# WRITTEN TASK:
Without the pictures, retype exactly the lines from the top of the entries below through the line that contains "const titleText = 'Total : 907 882 €';".

• • •

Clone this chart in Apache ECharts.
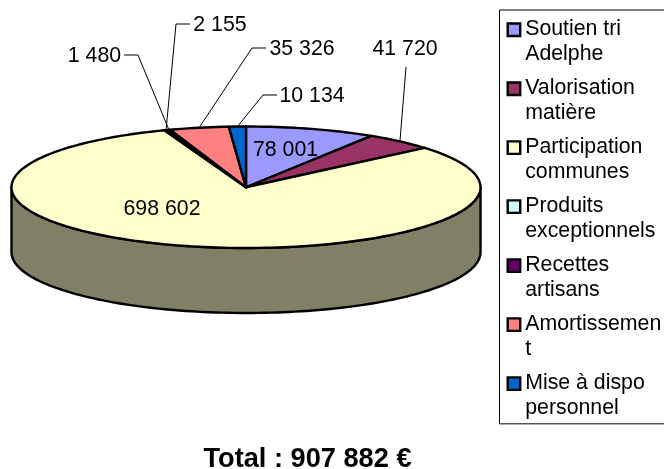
<!DOCTYPE html>
<html>
<head>
<meta charset="utf-8">
<style>html,body{margin:0;padding:0;background:#fff;overflow:hidden}#c{width:664px;height:469px}</style>
<script src="https://cdn.jsdelivr.net/npm/echarts@6/dist/echarts.min.js"></script>
</head>
<body>
<div id="c"></div>
<script>
const categories = ['Soutien tri\nAdelphe','Valorisation\nmatière','Participation\ncommunes','Produits\nexceptionnels','Recettes\nartisans','Amortissemen\nt','Mise à dispo\npersonnel'];
const values = [78001, 41720, 698602, 2155, 1480, 35326, 10134];
const valueLabels = ['78 001','41 720','698 602','2 155','1 480','35 326','10 134'];
const colors = ['#9999FF','#993366','#FFFFCC','#CCFFFF','#660066','#FF8080','#0066CC'];
const sideColors = ['#4D4D80','#4D1A33','#808066','#668080','#330033','#804040','#003366'];
const titleText = 'Total : 907 882 €';

// Label placement (pixels): text centre, optional elbow of the leader line
const labelLayout = [
  {x:285.5, y:150},
  {x:405, y:49,  from:[406,67]},
  {x:162, y:209},
  {x:220, y:25,  from:[190,24], elbow:[176,24]},
  {x:94.5,  y:56,  from:[124,55], elbow:[138,55]},
  {x:302, y:49,  from:[266,48], elbow:[252,48]},
  {x:312, y:96,  from:[277,95], elbow:[263,95]}
];
const DEPTH = 65;      // wall height of the disc, px
const FONT = 'Liberation Sans, Arial, sans-serif';

const total = values.reduce((a,b)=>a+b,0);
let acc = 0;
const spans = values.map(v => { const s = acc; acc += v; return [s/total*360, acc/total*360]; });
const rad = d => d*Math.PI/180;

function rimPoints(api, a0, a1){
  const n = Math.max(2, Math.ceil((a1-a0)/1.5));
  const pts = [];
  for(let i=0;i<=n;i++){
    const a = rad(a0+(a1-a0)*i/n);
    pts.push(api.coord([Math.sin(a), Math.cos(a)]));
  }
  return pts;
}

const series = categories.map((name,i)=>({
  type:'custom',
  name,
  coordinateSystem:'cartesian2d',
  clip:false,
  silent:true,
  itemStyle:{color:colors[i]},
  z: 2,
  data:[[0,0]],
  renderItem:(params,api)=>{
    const [a0,a1] = spans[i];
    const children = [];
    const line = {stroke:'#000', lineWidth:2.4, lineJoin:'round', fill:colors[i]};
    const f0 = Math.max(a0,90), f1 = Math.min(a1,270);
    if(f1>f0){
      const top = rimPoints(api,f0,f1);
      const bottom = top.map(p=>[p[0],p[1]+DEPTH]).reverse();
      children.push({type:'polygon',shape:{points:top.concat(bottom)},
        style:{stroke:'#000',lineWidth:2.4,lineJoin:'round',fill:sideColors[i]}});
    }
    const c = api.coord([0,0]);
    children.push({type:'polygon',shape:{points:[c].concat(rimPoints(api,a0,a1))},style:line});
    return {type:'group',children};
  }
}));

// Leader lines and value labels, anchored on each slice's mid-angle on the rim
series.push({
  type:'custom',
  name:'labels',
  coordinateSystem:'cartesian2d',
  clip:false,
  silent:true,
  z:3,
  data:[[0,0]],
  renderItem:(params,api)=>{
    const children = [];
    values.forEach((v,i)=>{
      const L = labelLayout[i];
      if(L.from){
        const m = rad((spans[i][0]+spans[i][1])/2);
        const rim = api.coord([Math.sin(m), Math.cos(m)]);
        const pts = L.elbow ? [L.from,L.elbow,rim] : [L.from,rim];
        children.push({type:'polyline',shape:{points:pts},style:{stroke:'#000',lineWidth:1,fill:'none'}});
      }
      children.push({type:'text',style:{text:valueLabels[i],x:L.x,y:L.y,align:'center',verticalAlign:'middle',
        font:'21.3px '+FONT,fill:'#000'}});
    });
    return {type:'group',children};
  }
});

const iconPath = 'path://M0 0L0 0M0 6H13V19H0ZM0 50L0 50';
const chart = echarts.init(document.getElementById('c'),null,{renderer:'canvas'});
chart.setOption({
  animation:false,
  backgroundColor:'#fff',
  title:{text:titleText,left:307.5,textAlign:'center',top:444.5,padding:0,
    textStyle:{fontFamily:FONT,fontWeight:'bold',fontSize:27.2,color:'#000',lineHeight:30}},
  grid:{left:11.5,top:126.5,width:469,height:121.5,containLabel:false},
  xAxis:{type:'value',min:-1,max:1,show:false},
  yAxis:{type:'value',min:-1,max:1,show:false},
  legend:{
    orient:'vertical',left:499.5,top:10,
    padding:[6.5,20,3,7],
    itemWidth:12.5,itemHeight:50,itemGap:8.5,
    selectedMode:false,
    borderColor:'#000',borderWidth:1,backgroundColor:'#fff',
    itemStyle:{borderColor:'#000',borderWidth:2.4},
    textStyle:{fontFamily:FONT,fontSize:21.3,lineHeight:25,color:'#000',padding:[0,0,0,0]},
    formatter:n=>n,
    data:categories.map(name=>({name,icon:iconPath}))
  },
  series
});
</script>
</body>
</html>
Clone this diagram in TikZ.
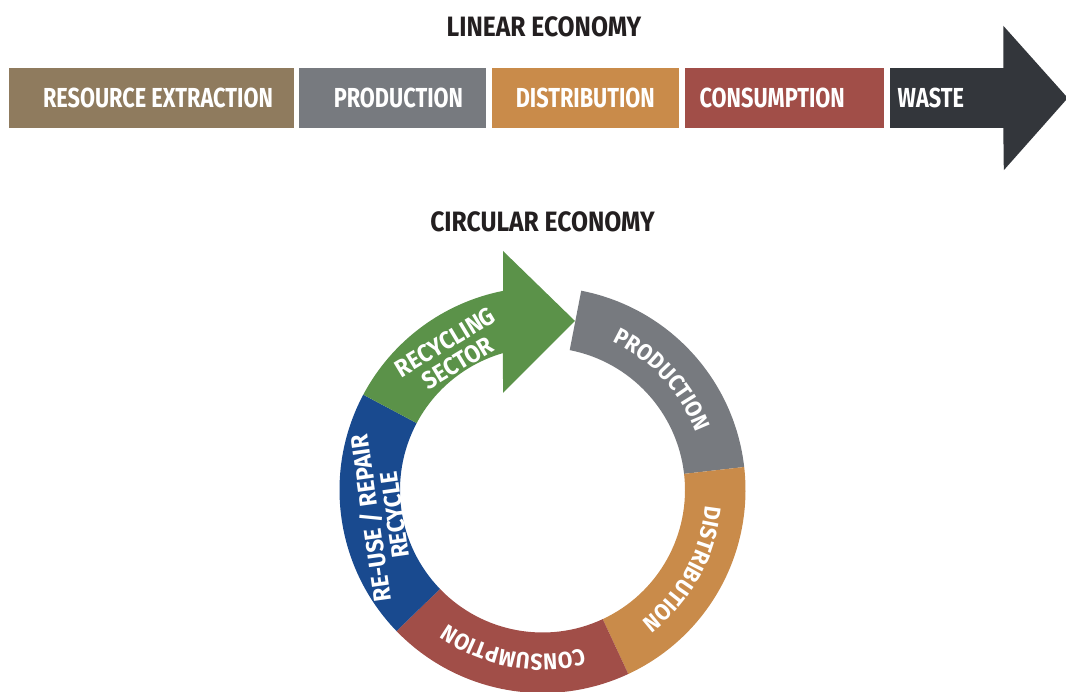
\documentclass[tikz,border=0pt]{standalone}
\usepackage{fontspec}
\newfontfamily\barfont{Fira Sans}[FakeStretch=0.79]
\newfontfamily\ttlfont{Fira Sans}[FakeStretch=0.88]
\newfontfamily\ringfont{Fira Sans}[FakeStretch=0.92]
\usetikzlibrary{positioning}
\usetikzlibrary{calc}
\usetikzlibrary{decorations.text}
\definecolor{extractbrown}{RGB}{143,123,94}
\definecolor{prodgray}{RGB}{119,122,127}
\definecolor{distorange}{RGB}{201,139,74}
\definecolor{consred}{RGB}{161,78,72}
\definecolor{wastedark}{RGB}{51,54,59}
\definecolor{recycgreen}{RGB}{91,146,73}
\definecolor{reuseblue}{RGB}{25,74,143}
\definecolor{titleblack}{RGB}{35,31,32}
\tikzset{stage/.style={minimum height=60pt, inner sep=0pt, text=white, font=\barfont\bfseries\fontsize{27.5}{30}\selectfont}}
\tikzset{ttl/.style={text=titleblack, font=\ttlfont\bfseries\fontsize{28}{30}\selectfont}}
\tikzset{seglbl/.style={text=white, align=center, font=\ringfont\bfseries\fontsize{24.5}{24}\selectfont}}
\tikzset{arclbl/.style={decorate, decoration={text along path, text align=center,
  text={|\ringfont\bfseries\fontsize{23}{25}\selectfont\color{white}|#1}}}}

\begin{document}
\begin{tikzpicture}[x=1pt,y=1pt]
\useasboundingbox (0,0) rectangle (1066,692);

% linear economy
\node[ttl] (lintitle) at (544,665.5) {LINEAR ECONOMY};

\node[stage, fill=extractbrown, minimum width=285pt] (extract) at (151.5,594) {\hspace*{13pt}RESOURCE EXTRACTION};
\node[stage, fill=prodgray, minimum width=187pt, right=5pt of extract] (prod) {\hspace*{11pt}PRODUCTION};
\node[stage, fill=distorange, minimum width=187pt, right=5pt of prod] (dist) {DISTRIBUTION};
\node[stage, fill=consred, minimum width=199pt, right=6pt of dist] (cons) {CONSUMPTION\hspace*{25pt}};
\node[stage, fill=wastedark, text width=98pt, inner xsep=8pt, align=left, right=5pt of cons] (waste) {WASTE};

\fill[wastedark] ([xshift=-0.5pt]waste.north east) -- ++(0,42)
  -- ($(waste.east)+(64,0)$)
  -- ($(waste.south east)+(0,-42)$)
  -- ([xshift=-0.5pt]waste.south east) -- cycle;

% circular economy
\node[ttl] (circtitle) at (542.5,470) {CIRCULAR ECONOMY};

\coordinate (c) at (542.5,202);

\foreach \from/\to/\col in {79/6.5/prodgray, 6.5/-65/distorange, -65/-136/consred, -136/-208/reuseblue}
  \fill[\col] ($(c)+(\from:203)$) arc[start angle=\from, end angle=\to, radius=203]
    -- ($(c)+(\to:142.5)$) arc[start angle=\to, end angle=\from, radius=142.5] -- cycle;

\fill[recycgreen] ($(c)+(152:203)$) arc[start angle=152, end angle=101.2, radius=203]
  -- ($(c)+(-39.5,239)$)
  -- ($(c)+(32.5,169)$)
  -- ($(c)+(-39.5,97)$)
  -- ($(c)+(106.1:142.5)$) arc[start angle=106.1, end angle=152, radius=142.5] -- cycle;

\path[arclbl=PRODUCTION] ($(c)+(79:164)$) arc[start angle=79, end angle=6.5, radius=164];
\path[arclbl=DISTRIBUTION] ($(c)+(6.5:164)$) arc[start angle=6.5, end angle=-65, radius=164];
\path[arclbl=CONSUMPTION] ($(c)+(-65:164)$) arc[start angle=-65, end angle=-136, radius=164];

\node[seglbl, rotate=98] (reuse) at ($(c)+(189.5:163)$) {RE-USE / REPAIR\\RECYCLE};
\node[seglbl, rotate=31] (recyc) at ($(c)+(123.5:165)$) {RECYCLING\\SECTOR};

\end{tikzpicture}
\end{document}
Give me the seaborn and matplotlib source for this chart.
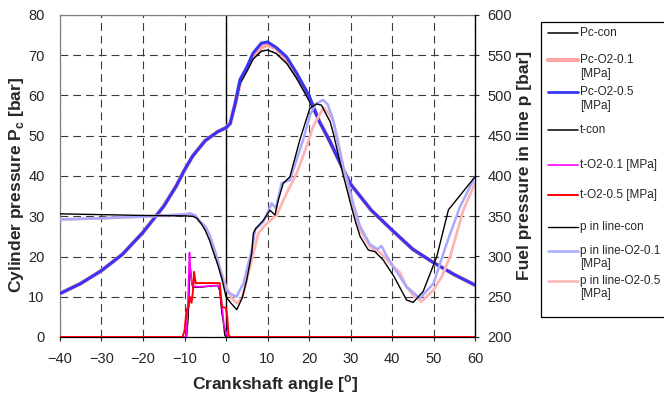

• • •

# SOLUTION TO THE PROBLEM:
Clone this chart in Apache ECharts.
<!DOCTYPE html>
<html>
<head>
<meta charset="utf-8">
<style>html,body{margin:0;padding:0;background:#fff;overflow:hidden}#c{width:664px;height:469px}</style>
<script src="https://cdn.jsdelivr.net/npm/echarts@6/dist/echarts.min.js"></script>
</head>
<body>
<div id="c"></div>
<script>
const categories = ['Soutien tri\nAdelphe','Valorisation\nmatière','Participation\ncommunes','Produits\nexceptionnels','Recettes\nartisans','Amortissemen\nt','Mise à dispo\npersonnel'];
const values = [78001, 41720, 698602, 2155, 1480, 35326, 10134];
const valueLabels = ['78 001','41 720','698 602','2 155','1 480','35 326','10 134'];
const colors = ['#9999FF','#993366','#FFFFCC','#CCFFFF','#660066','#FF8080','#0066CC'];
const sideColors = ['#4D4D80','#4D1A33','#808066','#668080','#330033','#804040','#003366'];
const titleText = 'Total : 907 882 €';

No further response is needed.